My current idea is to make a separate thread start it while the jar extraction is running and searching it after the extractions is done.

I'll appreciate ideas on this though.

ayld commented 10 years ago

STEFFI might be what we need. Will try it and update :)

ayld commented 9 years ago

Found something interesting introduced in Java 8.

ayld commented 9 years ago

Added a util using the jdeps tool.

I plan to make a class dependency resolver using the util, then compare output with our current resolver.

If it is faster (and it will be) I'll make a new Minimizer implementation for the new resolver.

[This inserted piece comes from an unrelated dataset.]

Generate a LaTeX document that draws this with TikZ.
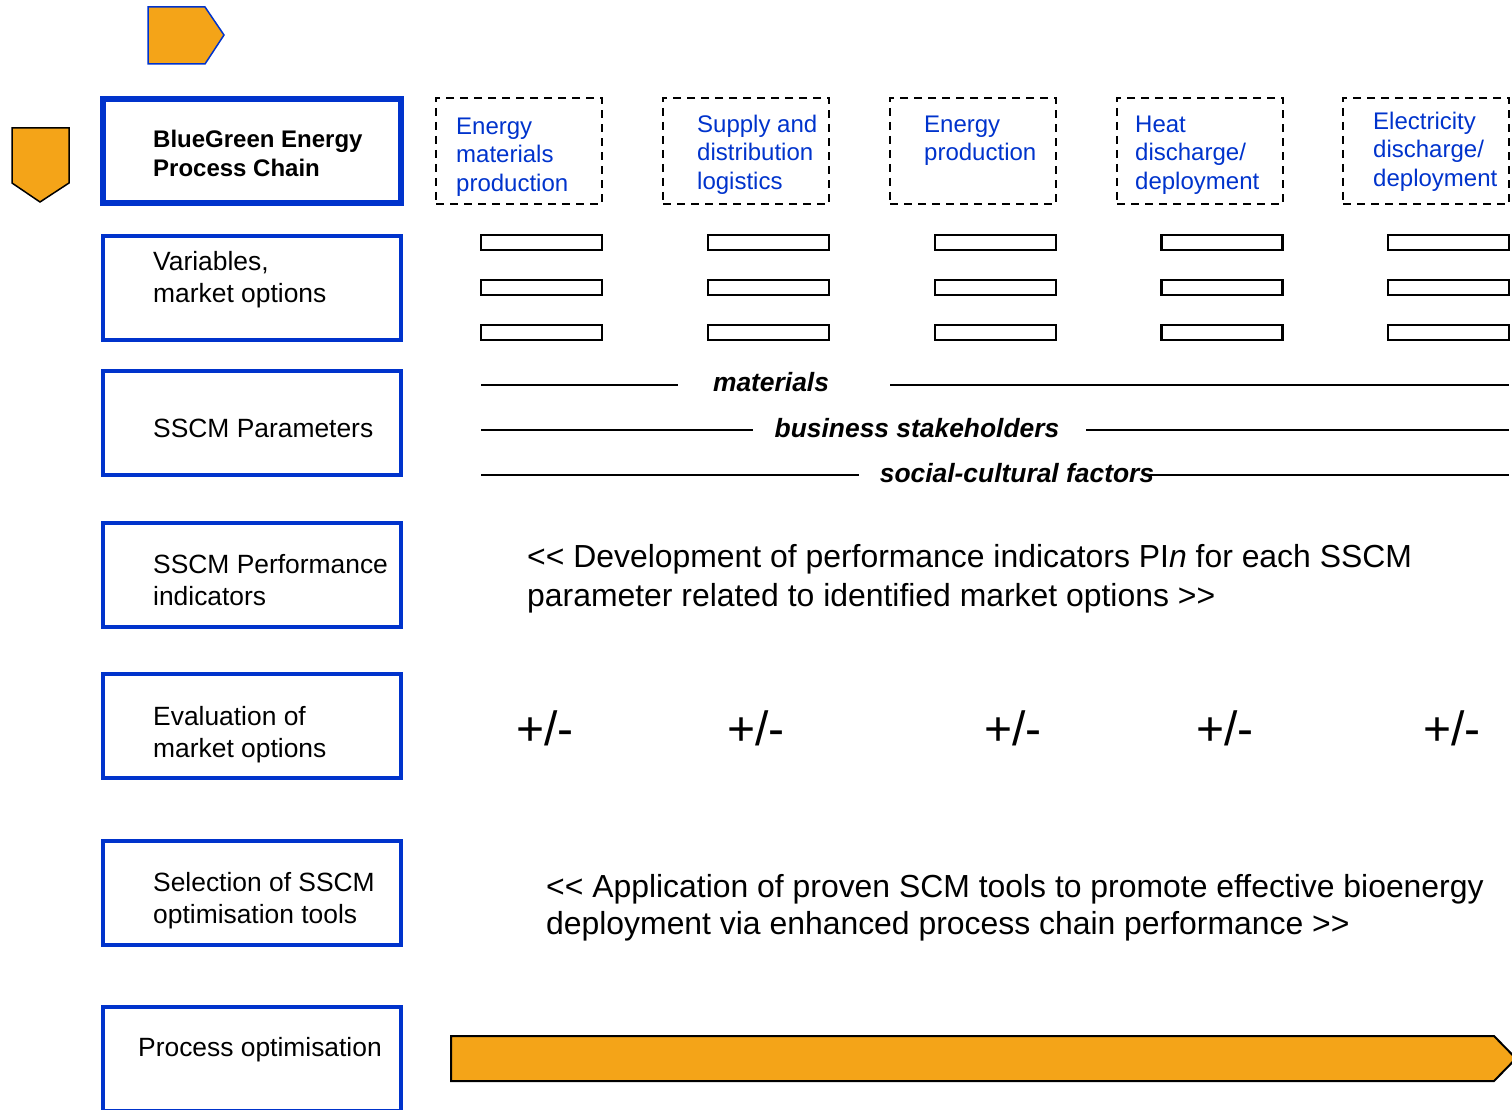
\documentclass[tikz,border=0pt]{standalone}
\usepackage{fontspec}
\setmainfont{Liberation Sans}
\usetikzlibrary{positioning}

\definecolor{chainblue}{RGB}{0,51,204}
\definecolor{chainorange}{RGB}{244,164,24}

\begin{document}
\begin{tikzpicture}[x=1pt, y=-1pt,
  stage/.style={draw=chainblue, line width=4pt, minimum width=298pt, minimum height=104pt, inner sep=0pt},
  stagetext/.style={anchor=base west, align=left, inner sep=0pt, font=\fontsize{26.4}{32}\selectfont},
  phase/.style={draw, line width=2pt, dash pattern=on 8pt off 6pt, minimum width=166pt, minimum height=106pt, inner sep=0pt},
  phasetext/.style={anchor=base west, align=left, inner sep=0pt, text=chainblue, font=\fontsize{24}{28.5}\selectfont},
  slot/.style={draw, line width=2.5pt, minimum width=121pt, minimum height=15pt, inner sep=0pt},
  param/.style={anchor=base, inner sep=0pt, font=\fontsize{26.4}{30}\selectfont\bfseries\itshape},
  note/.style={anchor=base west, align=left, inner sep=0pt},
  score/.style={inner sep=0pt, font=\fontsize{48}{54}\selectfont},
  chevron/.style={fill=chainorange, line width=1.5pt, line join=miter}
]
\useasboundingbox (0,0) rectangle (1512,1110);

% orange markers
\draw[chevron, draw=chainblue] (148,7) -- (205,7) -- (224,35) -- (205,64) -- (148,64) -- cycle;
\draw[chevron, draw=black] (12,128) -- (69,128) -- (69,183) -- (40,202) -- (12,183) -- cycle;

% left column (multi-line text sits on the baseline of its last line)
\node[stage, line width=6pt] (chain) at (252,151.5) {};
\node[anchor=base west, align=left, inner sep=0pt, font=\fontsize{24}{29}\selectfont\bfseries] (chaintxt) at (153,176.5) {BlueGreen Energy\\Process Chain};

\node[stage] (vars) at (252,287.5) {};
\node[stagetext] (varstxt) at (153,302) {Variables,\\market options};
\node[stage] (params) at (252,422.5) {};
\node[stagetext] (paramstxt) at (153,437.5) {SSCM Parameters};
\node[stage] (perf) at (252,574.5) {};
\node[stagetext] (perftxt) at (153,605) {SSCM Performance\\indicators};
\node[stage] (eval) at (252,725.5) {};
\node[stagetext] (evaltxt) at (153,757) {Evaluation of\\market options};
\node[stage] (sel) at (252,892.5) {};
\node[stagetext] (seltxt) at (153,923) {Selection of SSCM\\optimisation tools};
\node[stage] (proc) at (252,1059) {};
\node[stagetext] (proctxt) at (138,1056.7) {Process optimisation};

% process chain phases
\node[phase] (p1) at (519,151) {};
\node[phase] (p2) at (746,151) {};
\node[phase] (p3) at (973,151) {};
\node[phase] (p4) at (1200,151) {};
\node[phase] (p5) at (1426,151) {};
\node[phasetext] (p1txt) at (456,191.5) {Energy\\materials\\production};
\node[phasetext] (p2txt) at (697,189.5) {Supply and\\distribution\\logistics};
\node[phasetext] (p3txt) at (924,161) {Energy\\production};
\node[phasetext] (p4txt) at (1135,189.5) {Heat\\discharge/\\deployment};
\node[phasetext] (p5txt) at (1373,186.5) {Electricity\\discharge/\\deployment};

% option slots
\node[slot] (s11) at (541.5,242.5) {};
\node[slot] (s12) at (541.5,287.5) {};
\node[slot] (s13) at (541.5,332.5) {};
\node[slot] (s21) at (768.5,242.5) {};
\node[slot] (s22) at (768.5,287.5) {};
\node[slot] (s23) at (768.5,332.5) {};
\node[slot] (s31) at (995.5,242.5) {};
\node[slot] (s32) at (995.5,287.5) {};
\node[slot] (s33) at (995.5,332.5) {};
\node[slot] (s41) at (1222,242.5) {};
\node[slot] (s42) at (1222,287.5) {};
\node[slot] (s43) at (1222,332.5) {};
\node[slot] (s51) at (1448.5,242.5) {};
\node[slot] (s52) at (1448.5,287.5) {};
\node[slot] (s53) at (1448.5,332.5) {};

% SSCM parameters
\node[param] (matl) at (771,391) {materials};
\node[param] (stake) at (917,437) {business stakeholders};
\node[param] (social) at (1017,482) {social-cultural factors};
\draw[line width=2pt] (481,385) -- (678,385);
\draw[line width=2pt] (890,385) -- (1509,385);
\draw[line width=2pt] (481,430) -- (753,430);
\draw[line width=2pt] (1086,430) -- (1509,430);
\draw[line width=2pt] (481,475) -- (859,475);
\draw[line width=2pt] (1150,475) -- (1509,475);

% indicators
\node[note, font=\fontsize{31.9}{39}\selectfont] (devnote) at (527,606) {{<}{<} Development of performance indicators PI\textit{n} for each SSCM\\parameter related to identified market options {>}{>}};

% evaluation
\node[score] (e1) at (545,728) {+/-};
\node[score] (e2) at (756,728) {+/-};
\node[score] (e3) at (1013,728) {+/-};
\node[score] (e4) at (1225,728) {+/-};
\node[score] (e5) at (1452,728) {+/-};

% tools
\node[note, font=\fontsize{31.9}{37}\selectfont] (appnote) at (546,934) {{<}{<} Application of proven SCM tools to promote effective bioenergy\\deployment via enhanced process chain performance {>}{>}};

% optimisation arrow
\draw[chevron, draw=black, line width=2pt] (451,1036) -- (1494,1036) -- (1516,1058.5) -- (1494,1081) -- (451,1081) -- cycle;
\end{tikzpicture}
\end{document}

ayld commented 9 years ago

OK so, since I've been trying to use the new Java 8 jdeps tool to speed things up, I have some new observations and so far I seem to believe this is not the way to go, here's why:

The old manual Minimizer

The way the current slow minimizer works is:

  1. Unzip all lib jars
  2. Parse sources to get dependencies
  3. Recursively look for the classes from 2. in the unzipped jar directories
  4. Bundle the jars

Now, during 3. on every recursive "iteration" we reduce the dependencies we look for. This is easy because I can keep a set of all the .class files in the extracted directories, and whenever I find a dependency to add to the result I remove it from the set I keep. So on every iteration the set to look in becomes smaller.

The thing is this can't be done with jdeps.

The jdeps Minimizer

The good thing about jdeps is that it doesn't need to extract the jars. It just streams their content, which is much faster since as we know from this profiling run (and several others ...) that the slowest part of the minimization is the jar extraction.

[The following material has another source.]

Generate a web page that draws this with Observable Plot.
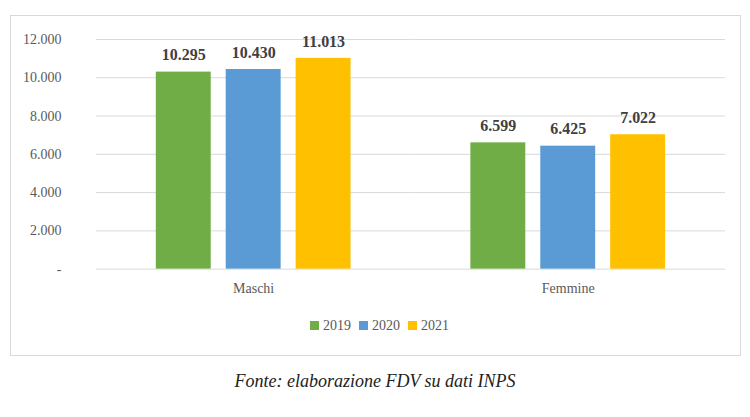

Jdeps requires 2 arguments to return dependencies:

So you have to call it like this: jdeps -v -cp some.jar another.jar com.company.ClassToLookFor

You have probably spotted the problem already, but the thing is we can't reduce the set we look in. Every time for every class we'll look in all the jars. Which is not optimal, to say the least.

What is the best way

No idea :)

So far my observations are leading me to believe that going for the optimal solution is the best (as it exists algorithmically), although it will require the most change if we need to implement it.

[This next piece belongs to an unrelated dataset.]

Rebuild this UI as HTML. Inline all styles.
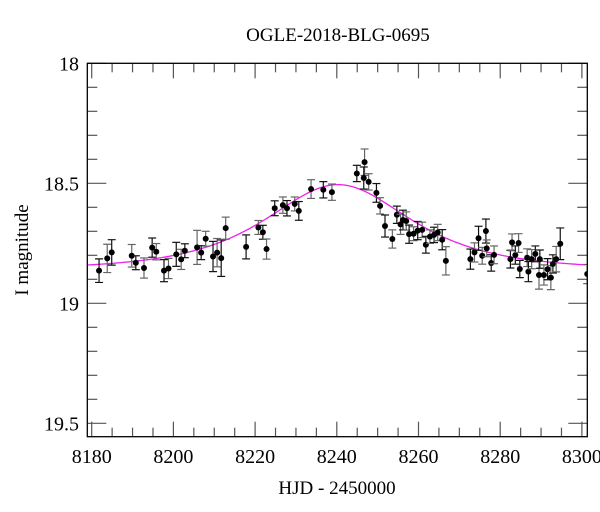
<!DOCTYPE html>
<html><head><meta charset="utf-8"><style>
html,body{margin:0;padding:0;background:#fff;width:600px;height:512px;overflow:hidden}
svg{display:block}
text{font-family:"Liberation Serif",serif;fill:#000}
</style></head><body>
<svg id="chart" width="600" height="512" viewBox="0 0 600 512" xmlns="http://www.w3.org/2000/svg">
<defs><clipPath id="plotclip"><rect x="87.3" y="63.3" width="500" height="373.4"/></clipPath></defs>
<text x="338" y="41" font-size="19" text-anchor="middle">OGLE-2018-BLG-0695</text>
<text x="337" y="494" font-size="19" text-anchor="middle">HJD - 2450000</text>
<text transform="translate(28,250) rotate(-90)" font-size="19" text-anchor="middle">I magnitude</text>
<g id="axes"></g>
<g id="model" clip-path="url(#plotclip)"></g>
<g id="points" clip-path="url(#plotclip)"></g>
<rect x="87.3" y="63.3" width="500" height="373.4" fill="none" stroke="#000" stroke-width="1.3"/>
</svg>
<script>
const days=[8181.8,8183.8,8184.9,8189.8,8190.8,8192.8,8194.8,8195.8,8197.7,8198.8,8200.7,8201.9,8202.8,8205.8,8206.8,8207.9,8209.7,8210.7,8211.7,8212.8,8217.8,8220.8,8221.9,8222.8,8224.8,8226.8,8227.8,8229.7,8230.7,8233.7,8236.7,8238.8,8244.9,8246.8,8246.6,8247.8,8249.7,8250.6,8251.8,8253.6,8254.7,8255.6,8256.2,8257.0,8257.7,8258.8,8259.8,8260.9,8261.8,8262.8,8263.8,8264.7,8265.8,8266.7,8272.7,8273.7,8274.7,8275.6,8276.5,8276.7,8277.8,8278.5,8282.5,8282.9,8283.7,8284.5,8284.8,8286.6,8286.9,8287.7,8288.6,8289.5,8289.7,8290.7,8291.6,8292.4,8292.9,8293.7,8294.7,8301.3];
const mags=[18.864,18.813,18.788,18.802,18.831,18.853,18.768,18.785,18.864,18.855,18.796,18.817,18.781,18.767,18.789,18.731,18.805,18.789,18.812,18.687,18.765,18.684,18.704,18.774,18.604,18.591,18.604,18.586,18.615,18.524,18.527,18.537,18.459,18.412,18.478,18.494,18.540,18.594,18.678,18.732,18.631,18.671,18.653,18.657,18.712,18.710,18.697,18.694,18.756,18.722,18.715,18.705,18.735,18.823,18.816,18.788,18.729,18.802,18.699,18.771,18.832,18.798,18.816,18.746,18.799,18.749,18.857,18.810,18.868,18.816,18.794,18.882,18.816,18.882,18.858,18.893,18.836,18.816,18.752,18.878];
const errs=[0.049,0.059,0.053,0.047,0.029,0.042,0.040,0.034,0.046,0.042,0.050,0.042,0.029,0.071,0.029,0.031,0.063,0.059,0.076,0.046,0.050,0.029,0.029,0.042,0.031,0.034,0.032,0.029,0.039,0.039,0.034,0.034,0.034,0.055,0.046,0.034,0.039,0.034,0.046,0.038,0.036,0.042,0.041,0.038,0.038,0.029,0.038,0.032,0.035,0.028,0.032,0.034,0.042,0.059,0.042,0.040,0.050,0.035,0.050,0.035,0.034,0.037,0.037,0.035,0.038,0.039,0.036,0.037,0.042,0.040,0.033,0.059,0.038,0.042,0.044,0.050,0.038,0.053,0.066,0.040];
const xTicksMajor=[8180,8200,8220,8240,8260,8280,8300];
const yTicksMajor=[18,18.5,19,19.5];
const yTickLabels=["18","18.5","19","19.5"];
const modelT0=[8240.3], modelTE=[21.3], modelU0=[1.0], modelI0=[18.86], modelFs=[1.13];

const NS="http://www.w3.org/2000/svg";
const X0=87.3,X1=587.3,Y0=63.3,Y1=436.7;
const dMin=8180-(91.7-87.3)/4.085, dMax=dMin+500/4.085;
const mMin=18, mMax=18+(Y1-Y0)/240;
function sx(d){return X0+(d-dMin)/(dMax-dMin)*(X1-X0);}
function sy(m){return Y0+(m-mMin)/(mMax-mMin)*(Y1-Y0);}
function mk(tag,attrs,parent){const e=document.createElementNS(NS,tag);for(const k in attrs)e.setAttribute(k,attrs[k]);parent.appendChild(e);return e;}

const axes=document.getElementById('axes');
for(let d=8180;d<=8300;d+=5){
  const major=xTicksMajor.includes(d);const L=major?15:9;const x=sx(d);
  const t1=mk('line',{x1:x,y1:Y1,x2:x,y2:Y1-L,stroke:'#555','stroke-width':1.2},axes);
  
  
  const t2=mk('line',{x1:x,y1:Y0,x2:x,y2:Y0+L,stroke:'#555','stroke-width':1.2},axes);
  
  
}
xTicksMajor.forEach(d=>{
  const t=mk('text',{x:sx(d),y:463,'font-size':20,'text-anchor':'middle'},axes);
  t.textContent=String(d);
  
  
});
for(let i=0;i<=15;i++){
  const m=18+i*0.1;const major=(i%5===0);const L=major?19:10;const y=sy(m);
  if(y>Y1)continue;
  const t1=mk('line',{x1:X0,y1:y,x2:X0+L,y2:y,stroke:'#555','stroke-width':1.2},axes);
  
  
  const t2=mk('line',{x1:X1,y1:y,x2:X1-L,y2:y,stroke:'#555','stroke-width':1.2},axes);
  
  
}
yTicksMajor.forEach((m,i)=>{
  const t=mk('text',{x:79,y:sy(m)+7,'font-size':20,'text-anchor':'end'},axes);
  t.textContent=yTickLabels[i];
  
  
});
function magn(u){return (u*u+2)/(u*Math.sqrt(u*u+4));}
let pts=[];
for(let d=dMin;d<=dMax;d+=0.5){
  const x=(d-modelT0[0])/modelTE[0];const u=Math.sqrt(modelU0[0]**2+x*x);
  const m=modelI0[0]-2.5*Math.log10(modelFs[0]*(magn(u)-1)+1);
  pts.push(sx(d).toFixed(2)+','+sy(m).toFixed(2));
}
const mp=mk('polyline',{points:pts.join(' '),fill:'none',stroke:'#ee22ee','stroke-width':1.3},document.getElementById('model'));


const pg=document.getElementById('points');
days.forEach((d,i)=>{
  const x=sx(d),y=sy(mags[i]),ya=sy(mags[i]-errs[i]),yb=sy(mags[i]+errs[i]);
  const col=(i%2)?'#666':'#111';
  const g=mk('g',{},pg);
  
  
  mk('line',{x1:x,y1:ya,x2:x,y2:yb,stroke:col,'stroke-width':1.2},g);
  mk('line',{x1:x-4,y1:ya,x2:x+4,y2:ya,stroke:col,'stroke-width':1.2},g);
  mk('line',{x1:x-4,y1:yb,x2:x+4,y2:yb,stroke:col,'stroke-width':1.2},g);
  mk('circle',{cx:x,cy:y,r:3,fill:'#000'},g);
});
</script>
</body></html>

We need the jar contents indexed, the indexing itself might be slow, but the queries in a proper tree will be lightspeed fast. Practically instant.

So I'm thinking of finishing the jdeps minimizer and comaprng result to the current one, although I'm almost certain it will loose. I'll post result in here once I've got them.

On the part with the index, I'm looking into JCR implementation as I've used Jackrabbit before, I don't think it's the way to go as it's really old and sluggish. Ideally I think we'd need an in-memory index and Jackrabbit doesn't support that. ModeShape is looking promising so far, though.

Thoughts?

ayld commented 9 years ago

Also if we go with a JCR implementation Jackalope, will be good for testing it.

ayld commented 9 years ago

Removed the jdeps minimizer and related code. It's just too slow. Will start the indexing minimizer with ModeShape and see how that turns out.

ayld commented 9 years ago

I managed to get ModeShape working and it is BLAZING fast.

Indexes 3 huge jars (about 10k jar entries including folders and classes) to a tree in UNDER A SECOND @.@

We can (and do in unit tests) run Xpath queries over the tree which are again extremely fast. It looks to be about ~100 times (yes I'm not kidding 100 TIMES) faster than the old manual minimizer.

I just had to post this ... :D

tishun commented 9 years ago

Niiiice!!!

ayld commented 9 years ago

22:32:12 INFO IndexedMinimizationStrategyTest:103 - indexed strategy finished in: 59305 millis 22:39:27 INFO IndexedMinimizationStrategyTest:117 - manual strategy finished in: 434810 millis

This is self explanatory I believe :D

ayld commented 9 years ago

I still want to fix some more things before I commit this ... but yes it's about 7 times faster.